The package from the studios is said to include, but is not limited to, the highest wage increase in 40 years, and a 100% increase in performance compensation bonuses for high-budget streaming series and movies. As well, so-called “full” AI protections are in there. The last measure “goes a long way to what SAG wanted,” an industry vet says.
“We didn’t just come toward you, we came all the way to you,” Netflix’s co-CEO Ted Sarandos is said to have told SAG-AFTRA leaders today of the studios’ latest offer.
Still, how close the parties are to nailing down a new three-year contract is hard to assess, sources from both sides say. Yet, perhaps tellingly, again “cautious optimism” has become the phrase of choice on both sides now.
Saturday saw a much larger contingent of of studios CEOs Zooming in to the talks than ever before for SAG-AFTRA negotiations and WGA deliberations. As they have been on and off over these talks and the final days of the successful WGA talks back in September, the Gang of Four– NBCUni’s Donna Langley, Warner Bros Discovery’s David Zaslav, Disney’s Bob Iger and Netflix’s Sarandos — were all there today. Also attending were Paramount Pictures CEO Brian Robbins, Disney’s Dana Walden and co-chairman Alan Bergman, Amazon Studios’ Mike Hopkins and Jen Salke, Sony Pictures chairperson Tony Vinciquerra, and Apple Studios’ Jamie Erlicht and Zack Van Amburg, we’re told
That showing is indicative of how stressed the studios are to restart global TV and film production. Hollywood has been shut down since the WGA first went on strike in early May and SAG-AFTRA followed in mid-July. The latest economic estimates are that California’s has taken a $6.5 billion hit from the strikes and shutdowns, with more than 45,000 entertainment industry jobs lost.

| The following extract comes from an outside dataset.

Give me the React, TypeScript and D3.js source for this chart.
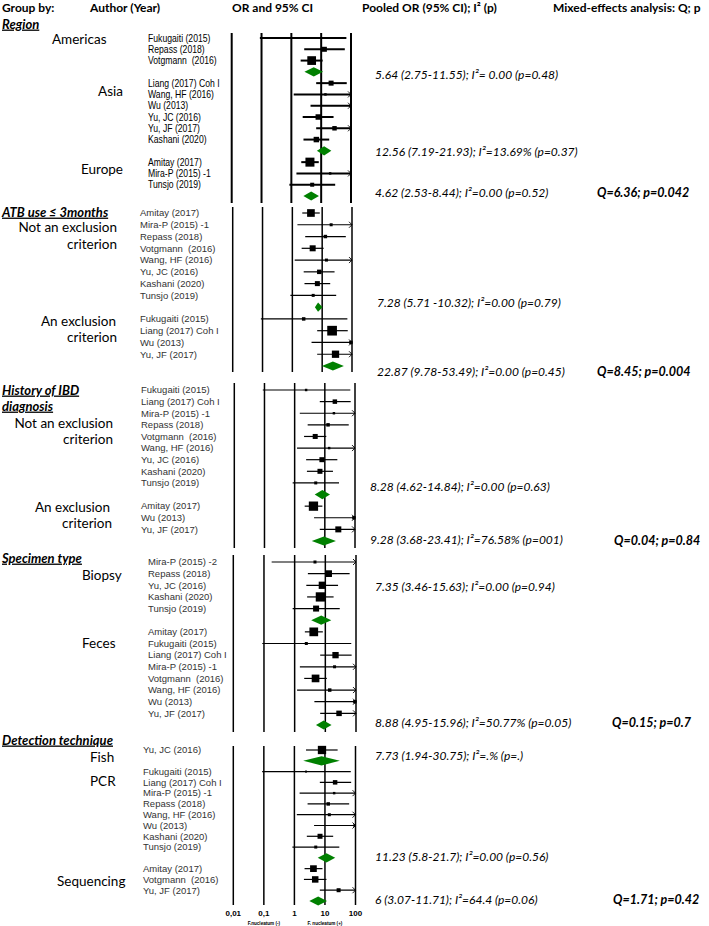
import React from 'react';
import * as d3 from 'd3';

const W = 709;
const H = 926;

// ---- Study-level estimates (OR, lower, upper) ----
const studyNames = [
  'Fukugaiti (2015)', 'Repass (2018)', 'Votgmann  (2016)', 'Liang (2017) Coh I',
  'Wang, HF (2016)', 'Wu (2013)', 'Yu, JC (2016)', 'Yu, JF (2017)', 'Kashani (2020)',
  'Amitay (2017)', 'Mira-P (2015) -1', 'Mira-P (2015) -2', 'Tunsjo (2019)',
];
const studyOR = [2.4, 12.8, 4.8, 21.5, 13.9, 92, 8.0, 28, 6.9, 4.2, 20, 4.6, 5.0];
const studyLo = [0.088, 2.7, 2.05, 6.8, 1.2, 4.4, 2.4, 6.8, 2.55, 2.15, 1.48, 0.178, 0.86];
const studyHi = [70, 62, 11.2, 72, 160, 1900, 26, 125, 18.6, 8.3, 270, 120, 29.5];

// ---- Section: Region ----
const regionGroups = ['Americas', 'Asia', 'Europe'];
const regionMembers = [
  ['Fukugaiti (2015)', 'Repass (2018)', 'Votgmann  (2016)'],
  ['Liang (2017) Coh I', 'Wang, HF (2016)', 'Wu (2013)', 'Yu, JC (2016)', 'Yu, JF (2017)', 'Kashani (2020)'],
  ['Amitay (2017)', 'Mira-P (2015) -1', 'Tunsjo (2019)'],
];
const regionWeights = [[4, 25, 76], [25, 6, 4, 30, 20, 30], [81, 6, 16]];
const regionPooled = [[5.64, 2.75, 11.55], [12.56, 7.19, 21.93], [4.62, 2.53, 8.44]];
const regionPooledText = [
  '5.64 (2.75-11.55); I²= 0.00 (p=0.48)',
  '12.56 (7.19-21.93); I²=13.69% (p=0.37)',
  '4.62 (2.53-8.44); I²=0.00 (p=0.52)',
];
const regionTest = 'Q=6.36; p=0.042';

// ---- Section: ATB use ----
const atbGroups = ['Not an exclusion criterion', 'An exclusion criterion'];
const atbMembers = [
  ['Amitay (2017)', 'Mira-P (2015) -1', 'Repass (2018)', 'Votgmann  (2016)', 'Wang, HF (2016)', 'Yu, JC (2016)', 'Kashani (2020)', 'Tunsjo (2019)'],
  ['Fukugaiti (2015)', 'Liang (2017) Coh I', 'Wu (2013)', 'Yu, JF (2017)'],
];
const atbWeights = [[59, 9, 12, 36, 9, 20, 25, 9], [12, 94, 12, 53]];
const atbPooled = [[7.28, 5.71, 10.32], [22.87, 9.78, 53.49]];
const atbPooledText = [
  '7.28 (5.71 -10.32); I²=0.00 (p=0.79)',
  '22.87 (9.78-53.49); I²=0.00 (p=0.45)',
];
const atbTest = 'Q=8.45; p=0.004';

// ---- Section: History of IBD ----
const ibdGroups = ['Not an exclusion criterion', 'An exclusion criterion'];
const ibdMembers = [
  ['Fukugaiti (2015)', 'Liang (2017) Coh I', 'Mira-P (2015) -1', 'Repass (2018)', 'Votgmann  (2016)', 'Wang, HF (2016)', 'Yu, JC (2016)', 'Kashani (2020)', 'Tunsjo (2019)'],
  ['Amitay (2017)', 'Wu (2013)', 'Yu, JF (2017)'],
];
const ibdWeights = [[6, 20, 6, 12, 25, 6, 25, 25, 9], [86, 12, 36]];
const ibdPooled = [[8.28, 4.62, 14.84], [9.28, 3.68, 23.41]];
const ibdPooledText = [
  '8.28 (4.62-14.84); I²=0.00 (p=0.63)',
  '9.28 (3.68-23.41); I²=76.58% (p=001)',
];
const ibdTest = 'Q=0.04; p=0.84';

// ---- Section: Specimen type ----
const specGroups = ['Biopsy', 'Feces'];
const specMembers = [
  ['Mira-P (2015) -2', 'Repass (2018)', 'Yu, JC (2016)', 'Kashani (2020)', 'Tunsjo (2019)'],
  ['Amitay (2017)', 'Fukugaiti (2015)', 'Liang (2017) Coh I', 'Mira-P (2015) -1', 'Votgmann  (2016)', 'Wang, HF (2016)', 'Wu (2013)', 'Yu, JF (2017)'],
];
const specWeights = [[9, 45, 53, 86, 36], [76, 9, 40, 9, 59, 12, 12, 30]];
const specPooled = [[7.35, 3.46, 15.63], [8.88, 4.95, 15.96]];
const specPooledText = [
  '7.35 (3.46-15.63); I²=0.00 (p=0.94)',
  '8.88 (4.95-15.96); I²=50.77% (p=0.05)',
];
const specTest = 'Q=0.15; p=0.7';

// ---- Section: Detection technique ----
const detGroups = ['Fish', 'PCR', 'Sequencing'];
const detMembers = [
  ['Yu, JC (2016)'],
  ['Fukugaiti (2015)', 'Liang (2017) Coh I', 'Mira-P (2015) -1', 'Repass (2018)', 'Wang, HF (2016)', 'Wu (2013)', 'Kashani (2020)', 'Tunsjo (2019)'],
  ['Amitay (2017)', 'Votgmann  (2016)', 'Yu, JF (2017)'],
];
const detWeights = [[69], [4, 20, 6, 12, 9, 6, 25, 9], [45, 42, 16]];
const detPooled = [[7.73, 1.94, 30.75], [11.23, 5.8, 21.7], [6, 3.07, 11.71]];
const detPooledText = [
  '7.73 (1.94-30.75); I²=.% (p=.)',
  '11.23 (5.8-21.7); I²=0.00 (p=0.56)',
  '6 (3.07-11.71); I²=64.4 (p=0.06)',
];
const detTest = 'Q=1.71; p=0.42';

const headers = ['Group by:', 'Author (Year)', 'OR and 95% CI', 'Pooled OR (95% CI); I² (p)', 'Mixed-effects analysis: Q; p'];
const tickValues = [0.01, 0.1, 1, 10, 100];
const tickLabels = ['0,01', '0,1', '1', '10', '100'];
const axisSubLabels = ['F.nucleatum (-)', 'F. nucleatum (+)'];
const axisSubAt = [0.1, 10];

// ---- Layout (positions / styles) ----
const CAL = "Lato, 'Open Sans', sans-serif";
const ARIAL = "'Liberation Sans', Arial, sans-serif";
const GREEN = '#008000';

type Label = { text: string; x: number; r: number; anchor: 'start' | 'end' };
type Layout = {
  x0: number; x1: number; top: number; bottom: number; y0: number; y1: number;
  nameX: number; nameSize: number; nameColor: string; nameScale: number;
  stroke: number; gridStroke: number;
  titles: { text: string; r: number }[];
  labels: Label[];
  textRows: number[]; textX: number; testX: number;
};

const layouts: Layout[] = [
  {
    x0: 231.7, x1: 351, top: 33, bottom: 203, y0: 38, y1: 196,
    nameX: 148, nameSize: 10.3, nameColor: '#000', nameScale: 0.84,
    stroke: 2, gridStroke: 2,
    titles: [{ text: 'Region', r: -1.24 }],
    labels: [
      { text: 'Americas', x: 52, r: 0.1, anchor: 'start' },
      { text: 'Asia', x: 123, r: 4.7, anchor: 'end' },
      { text: 'Europe', x: 123, r: 11.6, anchor: 'end' },
    ],
    textRows: [3.28, 10.1, 13.73], textX: 375, testX: 597,
  },
  {
    x0: 232.7, x1: 352, top: 207, bottom: 372, y0: 213, y1: 366,
    nameX: 140, nameSize: 9.5, nameColor: '#333', nameScale: 1,
    stroke: 1.2, gridStroke: 1.5,
    titles: [{ text: 'ATB use ≤ 3months', r: -0.08 }],
    labels: [
      { text: 'Not an exclusion', x: 117, r: 1.19, anchor: 'end' },
      { text: 'criterion', x: 117, r: 2.63, anchor: 'end' },
      { text: 'An exclusion', x: 116, r: 9.18, anchor: 'end' },
      { text: 'criterion', x: 117, r: 10.54, anchor: 'end' },
    ],
    textRows: [7.65, 13.5], textX: 377, testX: 597,
  },
  {
    x0: 234.3, x1: 355, top: 383, bottom: 548, y0: 390, y1: 541,
    nameX: 141, nameSize: 9.5, nameColor: '#333', nameScale: 1,
    stroke: 1.2, gridStroke: 1.5,
    titles: [{ text: 'History of IBD', r: 0 }, { text: 'diagnosis', r: 1.38 }],
    labels: [
      { text: 'Not an exclusion', x: 113, r: 2.84, anchor: 'end' },
      { text: 'criterion', x: 113, r: 4.22, anchor: 'end' },
      { text: 'An exclusion', x: 110, r: 10.1, anchor: 'end' },
      { text: 'criterion', x: 112, r: 11.47, anchor: 'end' },
    ],
    textRows: [8.36, 12.93], textX: 370, testX: 614,
  },
  {
    x0: 233.3, x1: 356, top: 555, bottom: 732, y0: 562, y1: 725,
    nameX: 148, nameSize: 9.5, nameColor: '#333', nameScale: 1,
    stroke: 1.2, gridStroke: 1.5,
    titles: [{ text: 'Specimen type', r: -0.34 }],
    labels: [
      { text: 'Biopsy', x: 82, r: 1.12, anchor: 'start' },
      { text: 'Feces', x: 82, r: 6.96, anchor: 'start' },
    ],
    textRows: [2.15, 13.83], textX: 375, testX: 612,
  },
  {
    x0: 233.3, x1: 355.5, top: 746, bottom: 905, y0: 750, y1: 901,
    nameX: 143, nameSize: 9.5, nameColor: '#333', nameScale: 1,
    stroke: 1.2, gridStroke: 1.5,
    titles: [{ text: 'Detection technique', r: -0.93 }],
    labels: [
      { text: 'Fish', x: 90, r: 0.65, anchor: 'start' },
      { text: 'PCR', x: 90, r: 2.87, anchor: 'start' },
      { text: 'Sequencing', x: 57, r: 12.2, anchor: 'start' },
    ],
    textRows: [0.56, 9.9, 13.9], textX: 375, testX: 613,
  },
];

const sectionData = [
  { groups: regionGroups, members: regionMembers, weights: regionWeights, pooled: regionPooled, texts: regionPooledText, test: regionTest },
  { groups: atbGroups, members: atbMembers, weights: atbWeights, pooled: atbPooled, texts: atbPooledText, test: atbTest },
  { groups: ibdGroups, members: ibdMembers, weights: ibdWeights, pooled: ibdPooled, texts: ibdPooledText, test: ibdTest },
  { groups: specGroups, members: specMembers, weights: specWeights, pooled: specPooled, texts: specPooledText, test: specTest },
  { groups: detGroups, members: detMembers, weights: detWeights, pooled: detPooled, texts: detPooledText, test: detTest },
];

const sizeScale = d3.scaleSqrt().domain([0, 100]).range([0, 10]);

function Section({ data, L }: { data: typeof sectionData[0]; L: Layout }) {
  const nRows = data.members.reduce((s, m) => s + m.length + 1, 0);
  const x = d3.scaleLog().domain([0.01, 100]).range([L.x0, L.x1]).clamp(true);
  const y = d3.scaleLinear().domain([0, nRows - 1]).range([L.y0, L.y1]);
  const els: React.ReactNode[] = [];
  let row = 0;
  data.members.forEach((grp, gi) => {
    grp.forEach((name, si) => {
      const k = studyNames.indexOf(name);
      const or = studyOR[k], lo = studyLo[k], hi = studyHi[k];
      const yy = y(row);
      const side = sizeScale(data.weights[gi][si]);
      els.push(
        <g key={`s${gi}-${si}`}>
          <text transform={`translate(${L.nameX},${yy}) scale(${L.nameScale},1)`} dy="0.35em" fontFamily={ARIAL}
            fontSize={L.nameSize} fill={L.nameColor} style={{ whiteSpace: 'pre' }}>{name}</text>
          <line x1={x(lo)} x2={x(hi)} y1={yy} y2={yy} stroke="#000" strokeWidth={L.stroke} />
          {hi > 100 && (
            <path d={`M${x(100) - 3},${yy - 3}L${x(100)},${yy}L${x(100) - 3},${yy + 3}`}
              fill="none" stroke="#000" strokeWidth={0.9} />
          )}
          <rect x={x(or) - side / 2} y={yy - side / 2} width={side} height={side} fill="#000" />
        </g>
      );
      row++;
    });
    const [por, plo, phi] = data.pooled[gi];
    const yd = y(row);
    const h = 4.6;
    els.push(
      <path key={`d${gi}`} d={`M${x(plo)},${yd}L${x(por)},${yd - h}L${x(phi)},${yd}L${x(por)},${yd + h}Z`} fill={GREEN} />
    );
    row++;
  });
  return (
    <g>
      {tickValues.map((t) => (
        <line key={`g${t}`} x1={x(t)} x2={x(t)} y1={L.top} y2={L.bottom} stroke="#000" strokeWidth={L.gridStroke} />
      ))}
      {els}
      {L.titles.map((t, i) => (
        <text key={`t${i}`} x={2} y={y(t.r)} dy="0.35em" fontFamily={CAL} fontSize={13} fontWeight="bold"
          fontStyle="italic" textDecoration="underline" fill="#000">{t.text}</text>
      ))}
      {L.labels.map((l, i) => (
        <text key={`l${i}`} x={l.x} y={y(l.r)} dy="0.35em" fontFamily={CAL} fontSize={13.5} textAnchor={l.anchor} fill="#000">{l.text}</text>
      ))}
      {data.texts.map((t, i) => (
        <text key={`p${i}`} x={L.textX} y={y(L.textRows[i])} dy="0.35em" fontFamily={CAL} fontSize={12} fontStyle="italic" fill="#000">{t}</text>
      ))}
      <text x={L.testX} y={y(L.textRows[L.textRows.length - 1])} dy="0.35em" fontFamily={CAL} fontSize={12.5}
        fontStyle="italic" fontWeight="bold" fill="#000">{data.test}</text>
    </g>
  );
}

export default function App() {
  const last = layouts[layouts.length - 1];
  const xAxis = d3.scaleLog().domain([0.01, 100]).range([last.x0, last.x1]);
  const headerX = [2, 90, 232, 362, 553];
  return (
    <svg width={W} height={H} style={{ position: 'absolute', left: 0, top: 0, background: '#fff' }}>
      <rect width={W} height={H} fill="#fff" />
      {headers.map((h, i) => (
        <text key={h} x={headerX[i]} y={8} dy="0.35em" fontFamily={CAL} fontSize={12} fontWeight="bold" fill="#000">{h}</text>
      ))}
      {sectionData.map((d, i) => (
        <Section key={i} data={d} L={layouts[i]} />
      ))}
      {tickValues.map((t, i) => (
        <text key={`a${t}`} x={xAxis(t)} y={913} dy="0.35em" textAnchor="middle" fontFamily={ARIAL}
          fontSize={8} fontWeight="bold" fill="#000">{tickLabels[i]}</text>
      ))}
      {axisSubLabels.map((s, i) => (
        <text key={s} x={xAxis(axisSubAt[i])} y={923} dy="0.35em" textAnchor="middle" fontFamily={ARIAL}
          fontSize={4.6} fontWeight="bold" fill="#000">{s}</text>
      ))}
    </svg>
  );
}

Looking on the studio side, the first half of the fall TV season has proven pretty much a bust besides unscripted shows and sports. On the big screen, the theatrical release schedule already has several gaps in it for 2024 with tentpoles and more being moved – more moves are likely to to come if the strike goes on much longer. This weekend, the box office totaled around $58 million for all movies, the third-lowest frame YTD. That dismal gross is due to Legendary/Warner Bros.’ Dune: Part Two moving off the schedule to next year due to the actors strike.
Neither SAG-AFTRA nor the AMPTP responded to requests for comment from Deadline today on the state of talks. If and when they do, we will update this post.